A dangerous strain of the flu virus that caused a worldwide pandemic in 1957 was sent to thousands of laboratories in the United States and around the world, triggering a frantic effort to destroy the samples to prevent an outbreak, health officials revealed yesterday.
Because the virus is easily transmitted from person to person and many people have no immunity to it, the discovery has raised alarm that it could cause another deadly pandemic if a laboratory worker became infected, officials said.
As a result, health authorities were urgently working to make sure all samples are destroyed and to closely monitor anyone who may have come into contact with the virus for signs of illness, officials said.
"This virus could cause a pandemic," said Klaus Stohr, the World Health Organization's top flu expert. "We are talking about a fully transmissible human influenza virus to which the majority of the population has no immunity. We are concerned."
Although no infections have been reported, and the chances of infection are probably low, the potential consequences are so grave that urgent steps were necessary, he said.

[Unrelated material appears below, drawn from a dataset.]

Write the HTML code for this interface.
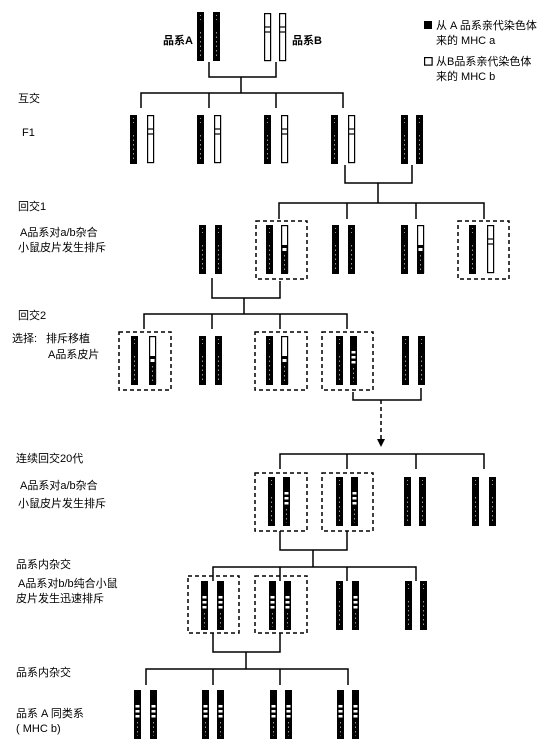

"If a laboratory accident were to occur, a person could become infected. If that happened, that person would likely fall ill and he or she could infect somebody else. And that could mark the beginning of a global outbreak," Stohr said.
WHO is working with the federal Centers for Disease Control and Prevention in Atlanta and other national health agencies to contain the situation, he said, adding that "the level of concern about this virus is very high."
The virus, known as an H2N2 strain, killed 1 million to 4 million people worldwide in 1957 and 1958, including about 70,000 in the United States. Because the virus has not circulated in the wild since 1968, anyone born after that would have no natural immunity to it. Since then, the virus has been kept only in high-security biological laboratories.
The problem arose when a private company, Meridian Bioscience Inc. of Cincinnati, sent a panel of virus samples to about 3,700 laboratories, some in doctors' offices, to be tested as part of routine quality-control certification conducted by the College of American Pathologists. An additional 2,750 laboratories, all in the United States, received the samples as part of other certification processes and were asked to destroy them, CDC spokesman Dan Rutz said.
The panel samples usually include only strains of the flu virus that are relatively benign, Stohr said. "We would consider this an unwise and unfortunate decision," he said.